Language models revisited

This blog is inspired by an excellent slides From Sequence Modeling to Translation by Kyunghyun Cho. You can view it here.

Why language models

When it comes to the NLP problem, we often want to know how likely a sentence is, that is, for a sentence \(s=w_1w_2...w_T\), we want to model the probability:

\[P(s) = P(w_1, w_2, ..., w_T)\]

As we know, n-gram is the one of the most popular language models. n is typically 1, 2, 3 or even 4 for most of the time.

n-gram has made the following two assumptions:

Markov independence: the current word depends on previous n words.
Non-parametric Estimator: probability is directly counted.

namely, we get

\[P(s) = \prod_i P(w_i \vert w_{i-1}, ..., w_{i-n})\]

where each probability on the right is computed by counting the occurrence of words in our training corpus, like

\[P(w_i \vert w_{i-1}) = \frac{count(w_{i-1} w_i)}{\sum_j count(w_{i-1} w_j)}\]

n-gram models are facing two potential problems:

Rare terms: It’s clear that our corpus don’t cover all the word that may appear in the reality, which leads to some zero probabilities in n-gram while it’s actually very possible.
No generalization: You know one word w is followed by another, but you cannot get the similar probability for other words close to w in their meaning.

To solve the first problem, people invented many smoothing methods.

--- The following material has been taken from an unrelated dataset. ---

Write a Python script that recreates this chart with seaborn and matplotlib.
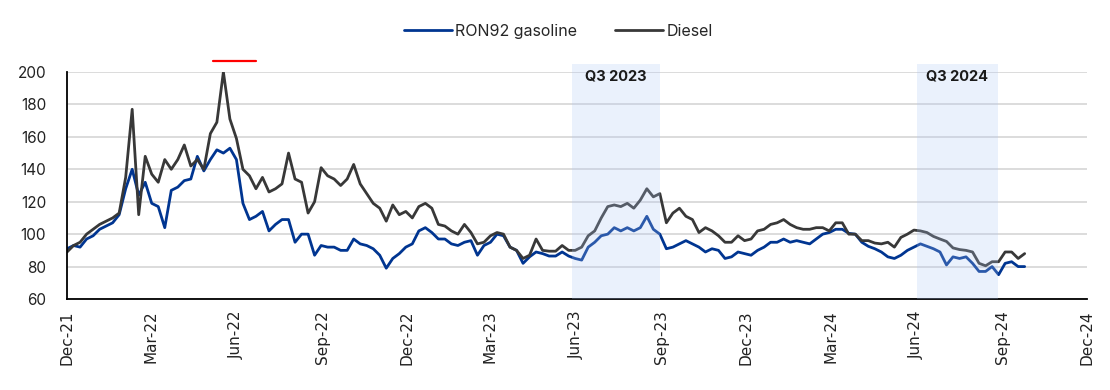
import numpy as np
import pandas as pd
import matplotlib
matplotlib.use("Agg")
import matplotlib.pyplot as plt
import matplotlib.dates as mdates
import seaborn as sns

# weekly price index
gasoline = [91, 93, 92, 97, 99, 103, 105, 107, 112, 128,
            140, 124, 132, 119, 117, 104, 127, 129, 133, 134,
            148, 139, 146, 152, 150, 153, 146, 119, 109, 111,
            114, 102, 106, 109, 109, 95, 100, 100, 87, 93,
            92, 92, 90, 90, 97, 94, 93, 91, 87, 79,
            85, 88, 92, 94, 102, 104, 101, 97, 97, 94,
            93, 95, 96, 87, 93, 95, 100, 99, 92, 90,
            82, 86, 89, 88, 86.5, 86.5, 89, 86.5, 85, 84,
            92, 95, 99, 100, 104, 102, 104, 102, 104, 111,
            103, 100, 91, 92, 94, 96, 94, 92, 89, 91,
            90, 85, 86, 89, 88, 87, 90, 92, 95, 95,
            97, 95, 96, 95, 94, 97, 100, 101, 103, 103,
            100.5, 100, 95, 92.5, 91, 89, 86, 85, 87, 90,
            92, 94, 92.5, 91, 89, 81, 86, 85, 86, 82,
            77, 77, 80, 75, 82, 83, 80, 80]

diesel = [89, 93, 95, 100, 103, 106, 108, 110, 113, 135,
          177, 112, 148, 137, 132, 146, 140, 146, 155, 142,
          146, 140, 162, 169, 200, 171, 159, 140, 136, 128,
          135, 126, 128, 131, 150, 134, 132, 113, 120, 141,
          136, 134, 130, 134, 143, 131, 125, 119, 116, 108,
          118, 112, 114, 110, 117, 119, 116, 106, 105, 102,
          100, 106, 101, 94, 95, 99, 101, 100, 92, 90,
          85, 87, 97, 90, 89.5, 89.5, 93, 90, 90, 92,
          99, 102, 110, 117, 118, 117, 119, 116, 121, 128,
          123, 125, 107, 113, 116, 111, 109, 101, 104, 102,
          99, 95, 95, 99, 96, 97, 102, 103, 106, 107,
          109, 106, 104, 103, 103, 104, 104, 102, 107, 107,
          100, 100, 96, 96, 94.5, 94, 95, 92, 98, 100,
          102.5, 102, 101, 98.6, 97, 95.5, 91.5, 90.5, 90, 89,
          82, 80.5, 83, 83, 89, 89, 85, 88]

dates = pd.date_range("2021-12-01", periods=len(gasoline), freq="7D")
series_names = ["RON92 gasoline", "Diesel"]
colors = ["#003591", "#383838"]

quarters = ["Q3 2023", "Q3 2024"]
q_start = pd.to_datetime(["2023-05-28", "2024-06-01"])
q_end = pd.to_datetime(["2023-08-30", "2024-08-27"])

marker_dates = pd.to_datetime(["2022-05-07", "2022-06-22"])
marker_level = 207

df = pd.DataFrame({
    "date": np.concatenate([dates, dates]),
    "value": gasoline + diesel,
    "series": [series_names[0]] * len(gasoline) + [series_names[1]] * len(diesel),
})

sns.set_theme(style="white")
plt.rcParams["font.family"] = ["Inter", "DejaVu Sans"]

fig = plt.figure(figsize=(11.1, 3.9), dpi=100)
ax = fig.add_axes([0.0604, 0.2333, 0.9189, 0.5821])

sns.lineplot(data=df, x="date", y="value", hue="series", palette=colors,
             linewidth=2.0, ax=ax, legend=False)

# shaded quarters sit on top of the lines
for lab, s, e in zip(quarters, q_start, q_end):
    ax.axvspan(s, e, ymin=0, ymax=1.035, color="#adc8f7", alpha=0.25,
               lw=0, zorder=5, clip_on=False)
    ax.text(s + (e - s) / 2, 197.5, lab, ha="center", va="center",
            fontsize=10.5, fontweight="bold", color="#1a1a1a", zorder=6)

ax.plot(marker_dates, [marker_level] * 2, color="#ff0000", lw=1.6,
        clip_on=False, zorder=6)

ax.set_xlim(pd.Timestamp("2021-12-01"), pd.Timestamp("2024-12-01"))
ax.set_ylim(60, 200)
ax.set_yticks(range(60, 201, 20))
ax.xaxis.set_major_locator(mdates.MonthLocator(bymonth=[3, 6, 9, 12]))
ax.xaxis.set_major_formatter(mdates.DateFormatter("%b-%y"))
ax.set_xlabel("")
ax.set_ylabel("")

ax.grid(axis="y", color="#d9d9d9", lw=1.3)
ax.set_axisbelow(True)
for side in ["top", "right"]:
    ax.spines[side].set_visible(False)
for side in ["left", "bottom"]:
    ax.spines[side].set_color("black")
    ax.spines[side].set_linewidth(1.3)

ax.tick_params(axis="y", length=0, pad=15, labelsize=11, labelcolor="#222222")
ax.tick_params(axis="x", length=4, width=1.2, color="black", direction="out",
               pad=4, labelsize=11, labelcolor="#222222", rotation=90)
for t in ax.get_xticklabels():
    t.set_family("DejaVu Sans")

handles = [plt.Line2D([], [], color=c, lw=2) for c in colors]
fig.legend(handles, series_names, loc="center", bbox_to_anchor=(0.503, 0.92),
           ncol=2, frameon=False, fontsize=11.5, handlelength=3.0,
           handletextpad=0.2, columnspacing=2.4)

fig.savefig("out.png", dpi=100)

The word smoothing vividly explains what it does: to smooth the distribution for all n-grams, those with high probability are more or less lowered and the spared probability is then distributed to the n-grams with 0 probability.

There’re quite a lot of smoothing methods and people have done many comparisions for them.

Laplace smoothing or additive smoothing
Good-Turing
Katz smoothing
Jelinek-Mercer smoothing
Witten-Bell smoothing
Kneser-Ney smoothing
Church-Gale

Move to Neural Network Language Models(NNLM)

Relax the 2nd assumption

When we convert the non-parametric estimator to a parametric one, we disgard the previous n-gram probability and turn to a function parameterized by, say, theta.

\[P(x_t \vert x_{t-n}, ..., x_{t-1}) \approx f_\theta(x_{t-n}, ..., x_{t-1})\]

We denote the word embedding matrix with W, internal map with U and map with V back to vocabulary.

\(\forall t, Wx_t\) is the word’s embedding.

Concatenate all the adjacent words together, we get the context vector.

\[h_t = (x_t, x_{t-1}, ..., x_{t-n+1})\]

The unnormalized probability is thus

\[y = V(\phi(Uh+b)+c)\]

Using softmax on it will yield the final probability we want.

\[P(x_t=i\vert ...) = \frac{\exp(y_i)}{\sum_j\exp(y_j)}\]

Relax the first assumption

What if we do not preserve the n-th order markov assumption? We get

\[P(x_1, ..., x_T) \approx \prod_{t=1}^T P(x_t \vert x_{t-1}, ..., x_1)\]

We thus use the recurrent network to produce it. Every probability can be computed by

\[h_t = h_{t-1} \oplus x_t \text{ and } y_t = \triangleright h_t\]

Here two operators are based on data and network design.

Addition
Pop Out

The addition may be implemented as some affine transformation(with a nonlinear function), and the Pop may be another affine one. The final probability can also be optained using softmax.

To train such an RNN, use Back-Propagation Through Time(BPTT). I haven’t did any research on it now.

Tips for RNN

RNN does have new problems, too.

Gradient Vanishing may occur when the train is long.
There’s also so-called Gradient Exploding, too.
RNN may not remember things with too long distance.

For the third problem, Gated Recurrent Unit(GRU) or LSTM may help. We can also choose to use Attention-based Models, but that’s another question and needs a new post.

We may also adopt some adaptive learning rate algorithm (Adagrad, Adadelta, Adam, et al.) when training networks.

Theano gives the automatic differentiation, too.

Bibliography

Kyunghyun Cho. From Sequence Modeling to Translation. 2015. https://drive.google.com/file/d/0B16RwCMQqrtdNEhwbHN2bXJzdXM/view
宗成庆. 统计自然语言处理（第2版）. 清华大学出版社, 2013. Douban. Web. 21 Oct. 2015.